— BEGIN —

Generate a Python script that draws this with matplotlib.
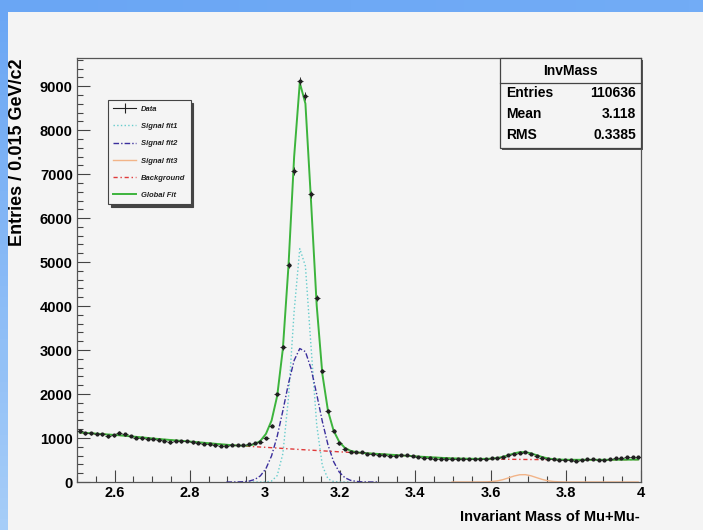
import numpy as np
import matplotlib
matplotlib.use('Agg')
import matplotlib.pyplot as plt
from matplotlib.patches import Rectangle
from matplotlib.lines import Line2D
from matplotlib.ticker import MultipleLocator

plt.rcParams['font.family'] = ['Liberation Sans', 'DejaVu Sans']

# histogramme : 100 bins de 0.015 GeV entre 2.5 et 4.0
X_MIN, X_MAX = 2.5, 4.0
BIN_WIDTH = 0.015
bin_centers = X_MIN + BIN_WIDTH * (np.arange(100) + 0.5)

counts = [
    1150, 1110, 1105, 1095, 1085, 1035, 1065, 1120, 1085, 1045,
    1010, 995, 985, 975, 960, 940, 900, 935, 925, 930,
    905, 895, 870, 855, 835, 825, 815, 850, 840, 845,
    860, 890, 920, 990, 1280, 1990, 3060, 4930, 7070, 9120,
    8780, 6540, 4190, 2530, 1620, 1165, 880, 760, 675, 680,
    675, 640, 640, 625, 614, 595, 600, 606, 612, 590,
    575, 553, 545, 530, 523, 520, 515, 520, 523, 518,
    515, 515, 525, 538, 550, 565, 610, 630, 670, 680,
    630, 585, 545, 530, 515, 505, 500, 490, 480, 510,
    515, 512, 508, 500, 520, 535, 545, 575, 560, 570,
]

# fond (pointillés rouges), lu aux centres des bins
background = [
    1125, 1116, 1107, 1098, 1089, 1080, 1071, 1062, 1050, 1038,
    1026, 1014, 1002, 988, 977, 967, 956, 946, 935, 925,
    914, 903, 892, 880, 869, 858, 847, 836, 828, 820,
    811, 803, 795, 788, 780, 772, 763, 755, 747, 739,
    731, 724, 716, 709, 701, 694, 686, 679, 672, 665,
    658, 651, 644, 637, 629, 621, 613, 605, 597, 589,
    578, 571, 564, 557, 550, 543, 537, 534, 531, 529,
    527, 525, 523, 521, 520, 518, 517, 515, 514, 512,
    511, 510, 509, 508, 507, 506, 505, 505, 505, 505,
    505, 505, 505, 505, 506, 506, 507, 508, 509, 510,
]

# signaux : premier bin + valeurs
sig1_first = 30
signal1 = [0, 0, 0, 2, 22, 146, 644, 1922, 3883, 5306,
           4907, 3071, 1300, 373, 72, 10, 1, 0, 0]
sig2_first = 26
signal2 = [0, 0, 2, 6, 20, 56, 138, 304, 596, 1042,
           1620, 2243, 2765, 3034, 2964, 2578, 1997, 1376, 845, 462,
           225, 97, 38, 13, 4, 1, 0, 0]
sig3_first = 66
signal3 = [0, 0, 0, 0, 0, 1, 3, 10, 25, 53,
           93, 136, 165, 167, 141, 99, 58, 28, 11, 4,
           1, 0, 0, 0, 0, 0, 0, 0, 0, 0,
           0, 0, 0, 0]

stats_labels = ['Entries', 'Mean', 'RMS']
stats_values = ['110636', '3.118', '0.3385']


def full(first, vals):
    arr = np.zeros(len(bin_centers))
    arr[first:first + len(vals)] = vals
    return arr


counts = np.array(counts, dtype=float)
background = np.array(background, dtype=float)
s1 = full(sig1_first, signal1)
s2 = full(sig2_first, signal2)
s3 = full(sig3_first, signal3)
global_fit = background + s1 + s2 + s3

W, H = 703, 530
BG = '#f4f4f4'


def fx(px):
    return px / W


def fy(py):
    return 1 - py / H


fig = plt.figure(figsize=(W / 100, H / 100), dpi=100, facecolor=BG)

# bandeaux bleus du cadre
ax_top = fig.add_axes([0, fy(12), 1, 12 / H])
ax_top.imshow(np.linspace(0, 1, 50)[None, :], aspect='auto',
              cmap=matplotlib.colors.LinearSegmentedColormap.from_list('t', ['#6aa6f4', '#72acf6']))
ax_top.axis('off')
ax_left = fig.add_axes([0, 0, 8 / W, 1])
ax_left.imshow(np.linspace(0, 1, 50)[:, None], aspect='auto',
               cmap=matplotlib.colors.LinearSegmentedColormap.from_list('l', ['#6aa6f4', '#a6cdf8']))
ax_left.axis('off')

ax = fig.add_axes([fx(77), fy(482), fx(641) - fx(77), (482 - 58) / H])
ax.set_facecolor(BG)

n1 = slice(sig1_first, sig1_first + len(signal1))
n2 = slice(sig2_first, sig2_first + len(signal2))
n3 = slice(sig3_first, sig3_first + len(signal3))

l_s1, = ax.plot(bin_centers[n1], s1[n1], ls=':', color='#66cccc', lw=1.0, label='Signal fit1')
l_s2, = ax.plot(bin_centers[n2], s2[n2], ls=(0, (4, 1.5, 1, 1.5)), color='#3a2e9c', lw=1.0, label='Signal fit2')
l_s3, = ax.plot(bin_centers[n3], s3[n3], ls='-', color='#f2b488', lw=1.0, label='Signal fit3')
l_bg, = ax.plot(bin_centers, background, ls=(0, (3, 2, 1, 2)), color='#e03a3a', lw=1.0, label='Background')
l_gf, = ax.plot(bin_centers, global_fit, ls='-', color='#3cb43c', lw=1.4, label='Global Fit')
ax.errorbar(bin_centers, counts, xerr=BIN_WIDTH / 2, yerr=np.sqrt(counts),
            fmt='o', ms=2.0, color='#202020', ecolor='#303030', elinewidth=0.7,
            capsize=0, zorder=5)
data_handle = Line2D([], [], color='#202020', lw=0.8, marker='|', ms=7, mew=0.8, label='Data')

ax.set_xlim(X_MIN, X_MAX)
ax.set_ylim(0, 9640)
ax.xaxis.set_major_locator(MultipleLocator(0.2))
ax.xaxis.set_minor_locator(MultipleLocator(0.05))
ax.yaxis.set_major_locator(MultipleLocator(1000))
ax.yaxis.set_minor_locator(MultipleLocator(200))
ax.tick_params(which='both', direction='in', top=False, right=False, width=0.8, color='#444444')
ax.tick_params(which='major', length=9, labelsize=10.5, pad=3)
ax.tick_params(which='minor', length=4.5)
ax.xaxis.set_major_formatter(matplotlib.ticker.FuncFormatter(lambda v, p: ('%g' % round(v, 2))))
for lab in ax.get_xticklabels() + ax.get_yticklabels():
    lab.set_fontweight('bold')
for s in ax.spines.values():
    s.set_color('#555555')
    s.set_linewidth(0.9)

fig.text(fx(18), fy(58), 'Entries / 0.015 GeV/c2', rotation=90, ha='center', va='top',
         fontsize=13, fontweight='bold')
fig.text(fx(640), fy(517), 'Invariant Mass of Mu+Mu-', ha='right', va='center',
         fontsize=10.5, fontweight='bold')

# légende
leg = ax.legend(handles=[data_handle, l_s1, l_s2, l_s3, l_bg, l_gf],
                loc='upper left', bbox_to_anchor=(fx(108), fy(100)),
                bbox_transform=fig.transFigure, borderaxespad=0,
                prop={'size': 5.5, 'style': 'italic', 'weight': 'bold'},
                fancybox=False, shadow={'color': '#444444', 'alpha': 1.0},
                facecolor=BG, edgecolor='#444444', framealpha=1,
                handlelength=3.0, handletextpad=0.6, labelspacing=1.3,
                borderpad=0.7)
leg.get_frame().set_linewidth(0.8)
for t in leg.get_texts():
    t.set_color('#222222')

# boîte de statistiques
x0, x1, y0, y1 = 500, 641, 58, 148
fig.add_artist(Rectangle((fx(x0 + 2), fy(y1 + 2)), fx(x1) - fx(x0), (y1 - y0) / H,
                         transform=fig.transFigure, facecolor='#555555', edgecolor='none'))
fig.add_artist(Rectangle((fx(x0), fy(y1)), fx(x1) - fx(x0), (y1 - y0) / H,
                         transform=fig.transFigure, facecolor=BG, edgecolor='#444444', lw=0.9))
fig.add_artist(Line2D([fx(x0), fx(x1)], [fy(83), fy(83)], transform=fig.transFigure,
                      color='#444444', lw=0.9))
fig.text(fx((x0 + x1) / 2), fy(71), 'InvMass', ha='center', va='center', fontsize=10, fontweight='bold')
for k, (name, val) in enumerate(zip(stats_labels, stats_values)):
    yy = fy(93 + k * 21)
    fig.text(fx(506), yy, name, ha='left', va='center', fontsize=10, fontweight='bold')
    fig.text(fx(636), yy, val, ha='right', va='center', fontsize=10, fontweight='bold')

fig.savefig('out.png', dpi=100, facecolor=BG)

— END —

** EXERCISE REQUIREMENTS **
Begin at the first line of the material and copy each line exactly through the one containing "plt.rcParams['font.family'] = ['Liberation". Omit pictures.

** SOLUTION FOR THIS EXERCISE **
Generate a Python script that draws this with matplotlib.
import numpy as np
import matplotlib
matplotlib.use('Agg')
import matplotlib.pyplot as plt
from matplotlib.patches import Rectangle
from matplotlib.lines import Line2D
from matplotlib.ticker import MultipleLocator

plt.rcParams['font.family'] = ['Liberation Sans', 'DejaVu Sans']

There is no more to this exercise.